▸ Figure scripts:

:::::

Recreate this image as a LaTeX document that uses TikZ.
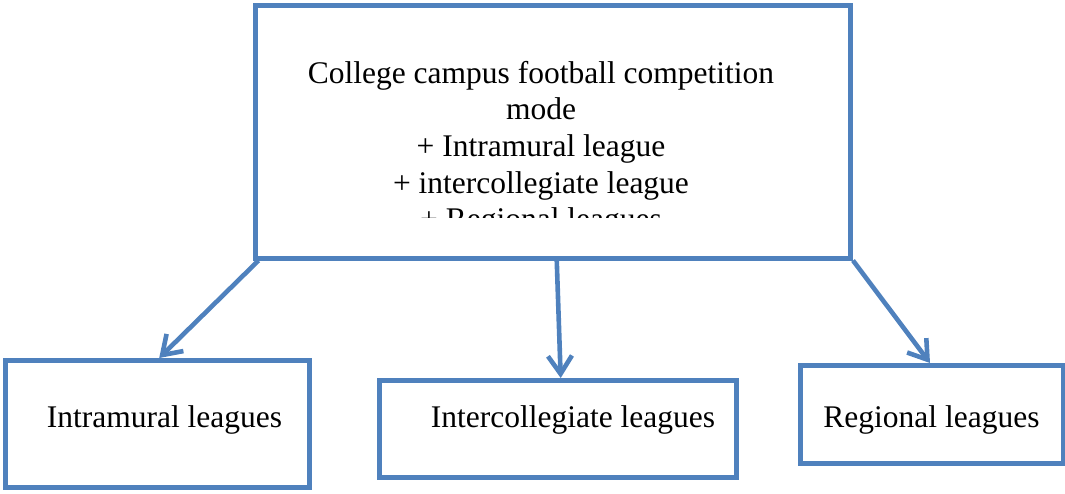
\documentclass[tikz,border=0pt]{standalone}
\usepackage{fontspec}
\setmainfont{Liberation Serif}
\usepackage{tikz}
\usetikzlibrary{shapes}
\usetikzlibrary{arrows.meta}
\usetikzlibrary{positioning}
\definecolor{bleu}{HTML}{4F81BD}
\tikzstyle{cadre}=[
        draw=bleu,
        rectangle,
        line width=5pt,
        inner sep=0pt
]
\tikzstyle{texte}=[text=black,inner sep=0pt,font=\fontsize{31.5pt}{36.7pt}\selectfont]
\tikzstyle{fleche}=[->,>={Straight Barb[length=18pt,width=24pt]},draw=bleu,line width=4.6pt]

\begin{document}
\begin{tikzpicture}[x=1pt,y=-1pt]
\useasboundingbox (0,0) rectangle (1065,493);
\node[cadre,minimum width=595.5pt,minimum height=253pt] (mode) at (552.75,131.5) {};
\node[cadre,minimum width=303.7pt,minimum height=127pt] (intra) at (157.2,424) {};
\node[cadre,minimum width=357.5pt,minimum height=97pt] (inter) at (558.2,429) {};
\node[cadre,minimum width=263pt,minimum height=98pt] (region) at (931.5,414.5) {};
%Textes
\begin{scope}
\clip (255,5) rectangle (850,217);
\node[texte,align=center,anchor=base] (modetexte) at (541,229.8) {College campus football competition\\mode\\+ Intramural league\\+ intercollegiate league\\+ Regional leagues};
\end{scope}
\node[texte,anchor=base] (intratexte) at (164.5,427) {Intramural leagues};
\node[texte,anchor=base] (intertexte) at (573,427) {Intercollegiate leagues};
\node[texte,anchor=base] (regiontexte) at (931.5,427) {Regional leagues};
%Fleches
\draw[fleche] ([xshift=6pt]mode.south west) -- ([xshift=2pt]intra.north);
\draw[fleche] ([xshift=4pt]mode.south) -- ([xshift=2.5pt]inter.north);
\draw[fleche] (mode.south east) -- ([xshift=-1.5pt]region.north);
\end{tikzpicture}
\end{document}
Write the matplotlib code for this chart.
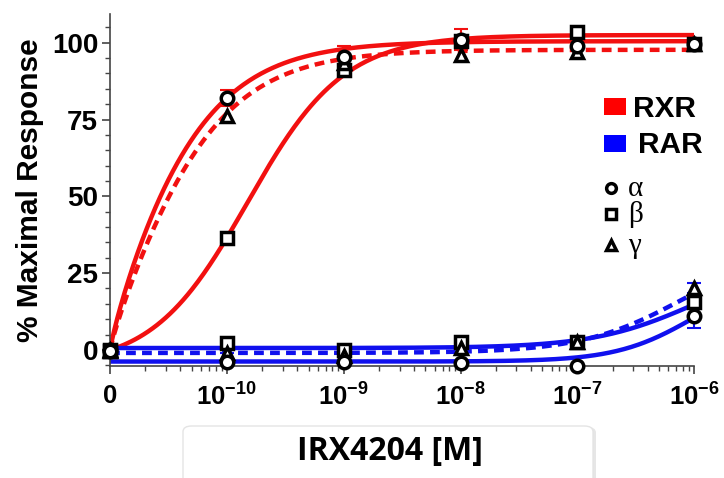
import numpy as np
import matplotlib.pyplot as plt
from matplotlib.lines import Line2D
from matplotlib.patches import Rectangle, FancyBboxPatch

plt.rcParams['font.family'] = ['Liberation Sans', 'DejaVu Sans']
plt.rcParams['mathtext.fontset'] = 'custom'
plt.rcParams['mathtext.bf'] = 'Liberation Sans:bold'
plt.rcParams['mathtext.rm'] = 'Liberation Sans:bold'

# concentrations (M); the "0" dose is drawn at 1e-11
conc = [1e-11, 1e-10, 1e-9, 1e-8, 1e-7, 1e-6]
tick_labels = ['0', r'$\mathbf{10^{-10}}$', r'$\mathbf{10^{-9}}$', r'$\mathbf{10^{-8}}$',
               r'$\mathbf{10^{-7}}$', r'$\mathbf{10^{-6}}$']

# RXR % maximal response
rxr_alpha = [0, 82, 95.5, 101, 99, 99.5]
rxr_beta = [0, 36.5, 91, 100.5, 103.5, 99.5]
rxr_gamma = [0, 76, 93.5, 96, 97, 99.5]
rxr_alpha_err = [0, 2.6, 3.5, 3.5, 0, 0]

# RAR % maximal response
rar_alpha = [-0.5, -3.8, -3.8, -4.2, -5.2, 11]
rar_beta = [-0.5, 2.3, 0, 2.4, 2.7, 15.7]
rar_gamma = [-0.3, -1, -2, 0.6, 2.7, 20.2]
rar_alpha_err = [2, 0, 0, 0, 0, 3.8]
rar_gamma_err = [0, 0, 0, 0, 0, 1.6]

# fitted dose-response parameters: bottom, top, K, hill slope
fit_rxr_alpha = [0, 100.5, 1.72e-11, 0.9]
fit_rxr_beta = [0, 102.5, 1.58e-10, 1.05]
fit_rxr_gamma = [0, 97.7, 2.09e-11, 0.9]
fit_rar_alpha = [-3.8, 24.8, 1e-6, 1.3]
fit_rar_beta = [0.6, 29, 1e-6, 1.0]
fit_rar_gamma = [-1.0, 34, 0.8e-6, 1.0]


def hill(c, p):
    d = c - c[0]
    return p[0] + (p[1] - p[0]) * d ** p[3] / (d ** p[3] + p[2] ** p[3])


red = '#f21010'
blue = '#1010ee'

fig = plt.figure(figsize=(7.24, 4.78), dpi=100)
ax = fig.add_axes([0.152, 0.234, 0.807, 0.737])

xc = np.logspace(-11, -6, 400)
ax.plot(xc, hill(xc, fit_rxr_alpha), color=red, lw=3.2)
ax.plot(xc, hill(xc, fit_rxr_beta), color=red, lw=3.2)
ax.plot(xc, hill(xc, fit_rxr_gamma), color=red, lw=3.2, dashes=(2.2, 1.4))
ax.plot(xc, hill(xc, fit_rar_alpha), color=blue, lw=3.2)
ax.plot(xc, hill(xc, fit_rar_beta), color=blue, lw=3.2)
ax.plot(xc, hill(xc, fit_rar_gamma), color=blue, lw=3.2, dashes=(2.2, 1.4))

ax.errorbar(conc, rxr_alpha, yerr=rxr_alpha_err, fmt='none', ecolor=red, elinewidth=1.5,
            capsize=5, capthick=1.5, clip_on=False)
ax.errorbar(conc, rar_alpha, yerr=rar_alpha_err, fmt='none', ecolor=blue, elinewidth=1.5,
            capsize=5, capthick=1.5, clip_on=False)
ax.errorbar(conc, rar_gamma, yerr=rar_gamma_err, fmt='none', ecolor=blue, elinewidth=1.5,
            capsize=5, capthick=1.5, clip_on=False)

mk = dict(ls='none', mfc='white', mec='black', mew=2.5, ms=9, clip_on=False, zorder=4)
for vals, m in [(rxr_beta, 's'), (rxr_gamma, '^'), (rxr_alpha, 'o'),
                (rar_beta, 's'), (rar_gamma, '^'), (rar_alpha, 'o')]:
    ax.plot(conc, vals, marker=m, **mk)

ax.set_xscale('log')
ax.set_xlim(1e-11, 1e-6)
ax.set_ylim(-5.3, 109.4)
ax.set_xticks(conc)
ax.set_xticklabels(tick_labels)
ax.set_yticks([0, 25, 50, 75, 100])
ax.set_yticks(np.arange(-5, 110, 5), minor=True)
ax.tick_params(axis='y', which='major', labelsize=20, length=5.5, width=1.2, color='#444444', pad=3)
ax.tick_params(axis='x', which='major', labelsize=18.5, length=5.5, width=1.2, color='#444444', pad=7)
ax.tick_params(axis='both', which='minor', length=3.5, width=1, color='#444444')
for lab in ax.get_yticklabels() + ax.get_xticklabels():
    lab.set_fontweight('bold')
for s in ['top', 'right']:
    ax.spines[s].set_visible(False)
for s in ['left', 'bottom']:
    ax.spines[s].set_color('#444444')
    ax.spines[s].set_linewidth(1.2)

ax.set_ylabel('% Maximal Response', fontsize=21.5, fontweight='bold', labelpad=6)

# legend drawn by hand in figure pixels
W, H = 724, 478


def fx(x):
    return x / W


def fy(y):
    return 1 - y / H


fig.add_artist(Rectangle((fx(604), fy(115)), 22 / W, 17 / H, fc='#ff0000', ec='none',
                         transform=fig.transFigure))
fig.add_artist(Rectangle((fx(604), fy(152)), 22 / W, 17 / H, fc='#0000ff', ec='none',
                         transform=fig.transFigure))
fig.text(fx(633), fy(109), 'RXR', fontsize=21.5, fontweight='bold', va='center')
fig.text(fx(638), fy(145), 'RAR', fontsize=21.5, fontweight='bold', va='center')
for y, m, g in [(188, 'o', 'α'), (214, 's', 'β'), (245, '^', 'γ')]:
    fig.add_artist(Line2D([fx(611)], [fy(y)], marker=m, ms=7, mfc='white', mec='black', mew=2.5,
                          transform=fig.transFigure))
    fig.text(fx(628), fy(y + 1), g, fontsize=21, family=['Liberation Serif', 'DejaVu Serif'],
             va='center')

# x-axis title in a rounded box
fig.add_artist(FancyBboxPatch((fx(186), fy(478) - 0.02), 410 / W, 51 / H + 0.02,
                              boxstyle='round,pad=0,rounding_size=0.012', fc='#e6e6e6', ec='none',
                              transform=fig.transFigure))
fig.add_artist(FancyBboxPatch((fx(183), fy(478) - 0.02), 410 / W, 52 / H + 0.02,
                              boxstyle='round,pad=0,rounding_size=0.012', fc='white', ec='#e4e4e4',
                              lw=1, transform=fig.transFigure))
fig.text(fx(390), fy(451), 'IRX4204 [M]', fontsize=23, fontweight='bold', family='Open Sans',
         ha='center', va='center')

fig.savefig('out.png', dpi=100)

:::::

▸ What the task requires:
Above are the records. Print exactly the lines from the one containing "Write the matplotlib code for this chart." to the one containing "color=blue, lw=3.2, dashes=(2.2, 1.4))", both included, and nothing else; pictures are excluded.

▸ Solution below:
Write the matplotlib code for this chart.
import numpy as np
import matplotlib.pyplot as plt
from matplotlib.lines import Line2D
from matplotlib.patches import Rectangle, FancyBboxPatch

plt.rcParams['font.family'] = ['Liberation Sans', 'DejaVu Sans']
plt.rcParams['mathtext.fontset'] = 'custom'
plt.rcParams['mathtext.bf'] = 'Liberation Sans:bold'
plt.rcParams['mathtext.rm'] = 'Liberation Sans:bold'

# concentrations (M); the "0" dose is drawn at 1e-11
conc = [1e-11, 1e-10, 1e-9, 1e-8, 1e-7, 1e-6]
tick_labels = ['0', r'$\mathbf{10^{-10}}$', r'$\mathbf{10^{-9}}$', r'$\mathbf{10^{-8}}$',
               r'$\mathbf{10^{-7}}$', r'$\mathbf{10^{-6}}$']

# RXR % maximal response
rxr_alpha = [0, 82, 95.5, 101, 99, 99.5]
rxr_beta = [0, 36.5, 91, 100.5, 103.5, 99.5]
rxr_gamma = [0, 76, 93.5, 96, 97, 99.5]
rxr_alpha_err = [0, 2.6, 3.5, 3.5, 0, 0]

# RAR % maximal response
rar_alpha = [-0.5, -3.8, -3.8, -4.2, -5.2, 11]
rar_beta = [-0.5, 2.3, 0, 2.4, 2.7, 15.7]
rar_gamma = [-0.3, -1, -2, 0.6, 2.7, 20.2]
rar_alpha_err = [2, 0, 0, 0, 0, 3.8]
rar_gamma_err = [0, 0, 0, 0, 0, 1.6]

# fitted dose-response parameters: bottom, top, K, hill slope
fit_rxr_alpha = [0, 100.5, 1.72e-11, 0.9]
fit_rxr_beta = [0, 102.5, 1.58e-10, 1.05]
fit_rxr_gamma = [0, 97.7, 2.09e-11, 0.9]
fit_rar_alpha = [-3.8, 24.8, 1e-6, 1.3]
fit_rar_beta = [0.6, 29, 1e-6, 1.0]
fit_rar_gamma = [-1.0, 34, 0.8e-6, 1.0]


def hill(c, p):
    d = c - c[0]
    return p[0] + (p[1] - p[0]) * d ** p[3] / (d ** p[3] + p[2] ** p[3])


red = '#f21010'
blue = '#1010ee'

fig = plt.figure(figsize=(7.24, 4.78), dpi=100)
ax = fig.add_axes([0.152, 0.234, 0.807, 0.737])

xc = np.logspace(-11, -6, 400)
ax.plot(xc, hill(xc, fit_rxr_alpha), color=red, lw=3.2)
ax.plot(xc, hill(xc, fit_rxr_beta), color=red, lw=3.2)
ax.plot(xc, hill(xc, fit_rxr_gamma), color=red, lw=3.2, dashes=(2.2, 1.4))
ax.plot(xc, hill(xc, fit_rar_alpha), color=blue, lw=3.2)
ax.plot(xc, hill(xc, fit_rar_beta), color=blue, lw=3.2)
ax.plot(xc, hill(xc, fit_rar_gamma), color=blue, lw=3.2, dashes=(2.2, 1.4))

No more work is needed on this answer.